Auch heute begeben sich viel zu viele Bürger in eine Zuschauerrolle: Dass sich Demokratie und Menschenrechte auch bei uns tagtäglich bewähren müssen und Menschen brauchen, die sich für Rechtsstaatlichkeit und Menschlichkeit über alle vermeintlichen Grenzen der Sprache, der Kultur, der Nationalität und der Religiosität hinweg aktiv einsetzen, ist vielen nicht mehr bewusst.
Man versteckt sich hinter den Gardinen des eigenen Erkers, beobachtet stillschweigend die Szenerie – und lässt geschehen. Zum Beispiel, dass so viele Flüchtlingsheime wie noch nie brennen und Anschläge darauf verübt werden wie in Gersheim; dass jüdische Menschen in Deutschland auf offener Straße angegriffen werden, wenn sie sich durch das Tragen einer Kippa zu erkennen geben. Dass Muslime unterschiedslos mit Islamisten identifiziert werden und manche deswegen die positive Religionsfreiheit beschneiden wollen, die doch ein so hohes Gut in unserer Demokratie ist. Man lässt den Dingen seinen Lauf, denkt „was geht’s mich an, sollen sich doch andere darum kümmern“.
Wer aber den Ideologen der AfD, von Saargida, von rechtsradikalen Kreisen, Wehrsportgruppen oder auch der Idenditären Bewegung oder den sog. Reichsbürgern die wieder sog. „gesunde Volksempfinden“ propagieren oder einen Spitzenkandidat der AfD in Saarbrücken aufstellen, der Hakenkreuze und Geld aus den KZs ohne Skrupel in seinem Antiquitätenladen vertreibt, freien Lauf lässt, der gefährdet die Basis unseres Zusammenlebens: Rechtsstaatlichkeit, Demokratie, Mitmenschlichkeit und Fairness im Umgang mit Minderheiten und Andersdenkenden. Gut begründeter und sorgfältig argumentierender Widerspruch gegen rechtspopulistische Thesen sind die Christenpflicht!

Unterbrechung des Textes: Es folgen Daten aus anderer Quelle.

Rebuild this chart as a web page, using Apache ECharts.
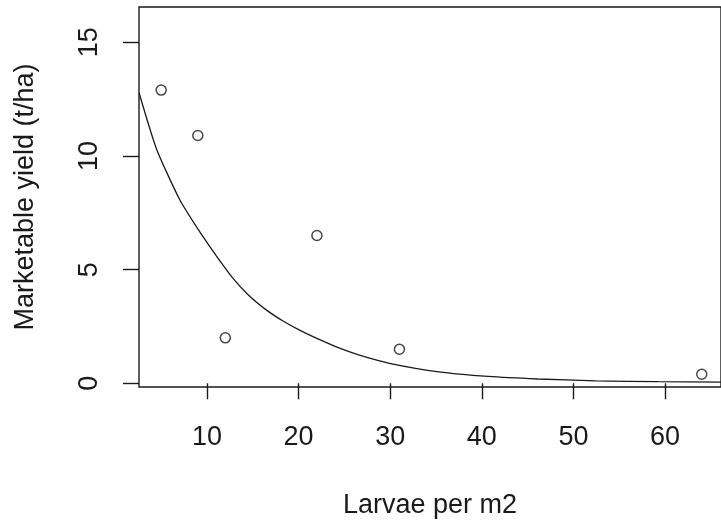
<!DOCTYPE html>
<html>
<head>
<meta charset="utf-8">
<title>Marketable yield vs larvae</title>
<script src="https://cdn.jsdelivr.net/npm/echarts@6/dist/echarts.min.js"></script>
<style>
  html, body { margin: 0; padding: 0; background: #fff; }
  #chart { width: 721px; height: 526px; }
</style>
</head>
<body>
<div id="chart"></div>
<script type="text/javascript">
// observed points
var larvae = [5, 9, 12, 22, 31, 64];
var yieldObs = [12.9, 10.9, 2.0, 6.5, 1.5, 0.4];

// fitted curve
var curveX = [2.6, 4.5, 7.0, 9.2, 11.0, 12.8, 14.6, 16.5, 18.3, 20.1, 22.3, 24.4, 27.1, 29.9, 35.3, 40.7, 46.1, 52.4, 59.2, 66.1];
var curveY = [12.76, 10.3, 8.1, 6.67, 5.62, 4.64, 3.85, 3.22, 2.74, 2.34, 1.92, 1.56, 1.18, 0.88, 0.5, 0.3, 0.19, 0.11, 0.07, 0.05];

var xTicks = [10, 20, 30, 40, 50, 60];
var yTicks = [0, 5, 10, 15];

var chart = echarts.init(document.getElementById('chart'));

var pts = larvae.map(function (x, i) { return [x, yieldObs[i]]; });
var fit = curveX.map(function (x, i) { return [x, curveY[i]]; });

var font = "'Liberation Sans', Arial, sans-serif";
var ink = '#1a1a1a';

var option = {
    backgroundColor: '#fff',
    animation: false,
    grid: {
        left: 139, right: -3, top: 7, bottom: 139,
        show: true,
        borderColor: ink,
        borderWidth: 1.4
    },
    xAxis: {
        type: 'value',
        min: 2.58,
        max: 66.1,
        name: 'Larvae per m2',
        nameLocation: 'middle',
        nameGap: 105,
        nameTextStyle: { fontFamily: font, fontSize: 27, color: ink },
        axisLine: { show: false },
        splitLine: { show: false },
        axisTick: {
            show: true, length: 16, customValues: xTicks,
            lineStyle: { color: ink, width: 1.4 }
        },
        axisLabel: {
            customValues: xTicks, margin: 37,
            fontFamily: font, fontSize: 27, color: ink
        }
    },
    yAxis: {
        type: 'value',
        min: -0.163,
        max: 16.555,
        name: 'Marketable yield (t/ha)',
        nameLocation: 'middle',
        nameGap: 100,
        nameTextStyle: { fontFamily: font, fontSize: 27, color: ink },
        axisLine: { show: false },
        splitLine: { show: false },
        axisTick: {
            show: true, length: 16, customValues: yTicks,
            lineStyle: { color: ink, width: 1.4 }
        },
        axisLabel: {
            customValues: yTicks, margin: 36, rotate: 90,
            fontFamily: font, fontSize: 27, color: ink
        }
    },
    series: [
        {
            type: 'line',
            data: fit,
            showSymbol: false,
            smooth: 0.2,
            clip: true,
            lineStyle: { color: ink, width: 1.3 }
        },
        {
            type: 'scatter',
            data: pts,
            symbol: 'circle',
            symbolSize: 10,
            itemStyle: { color: 'rgba(0,0,0,0)', borderColor: ink, borderWidth: 1.5 }
        }
    ]
};

chart.setOption(option);
</script>
</body>
</html>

Deshalb kann die Botschaft zur Reichspogromnacht 2016 nur lauten: Raus aus der Komfortzone der eigenen gedanklichen Wagenburg, raus aus der Zuschauerrolle, die den Dingen ihren Lauf lässt. Nicht hinter den heimischen Gardinen verstecken und denken: „Was kann ich schon mit meiner kleinen Kraft bewirken?“
Gefragt sind Zivilcourage, das aktive persönliche Einstehen für unseren Rechtsstaat und positive und negative Religionsfreiheit, und die Bereitschaft, sich auf offene Diskussionsprozesse in unserer Gesellschaft einzulassen, damit es nicht wirklich zu einem „postfaktischen Zeitalter“ kommt, bei dem man „seine eigenen Vorurteile nicht durch Fakten stören lassen möchte“. Dass so viele junge Menschen sich an dem Gedenken der Reichspogromnacht hier in Homburg beteiligen und sich mit diesem Thema beschäftigen, stimmt hoffnungsvoll. Ihr, die jungen Leute, habt euer Leben noch ganz vor euch, macht was Gutes draus! Ihr könnt in Zukunft das Gesicht Deutschlands durch Menschenfreundlichkeit und Nächstenliebe prägen. Lasst euch auch weiterhin nicht in Hass und Vorurteile hineintreiben. Prüft die Geister und bildet euch selbständig eure Meinung. Nehmt den Impuls Elie Wiesels auf: Bleibt nicht nur Zuschauer, sondern werdet Akteure in Kirche und Gesellschaft. Mit seinen Worten: Seid da, macht euch bemerkbar. Handelt nicht so, als wärt ihr nicht da.
Euch Jungen und allen denen, die euch zu diesem Engagement hinführen und allen anderen, die sich in Homburg um diese Themen kümmern, um durch die Erinnerung an Geschehenes ethische Impulse für eine verbesserliche Welt heute zu geben, sage ich zum Schluss meiner Rede auf Hebräisch und deutsch ein herzliches „Toda! Danke!“.
*Die Rede wurde in wesentlich kürzerer Form gehalten und wurde für die Publikation im Pfälzischen Pfarrerblatt um viele Teile ergänzt, was die Ergebnisse der Forschungen im Handbuch „Protestanten ohne Protest“ und den Umgang nun im Nachhinein damit betrifft.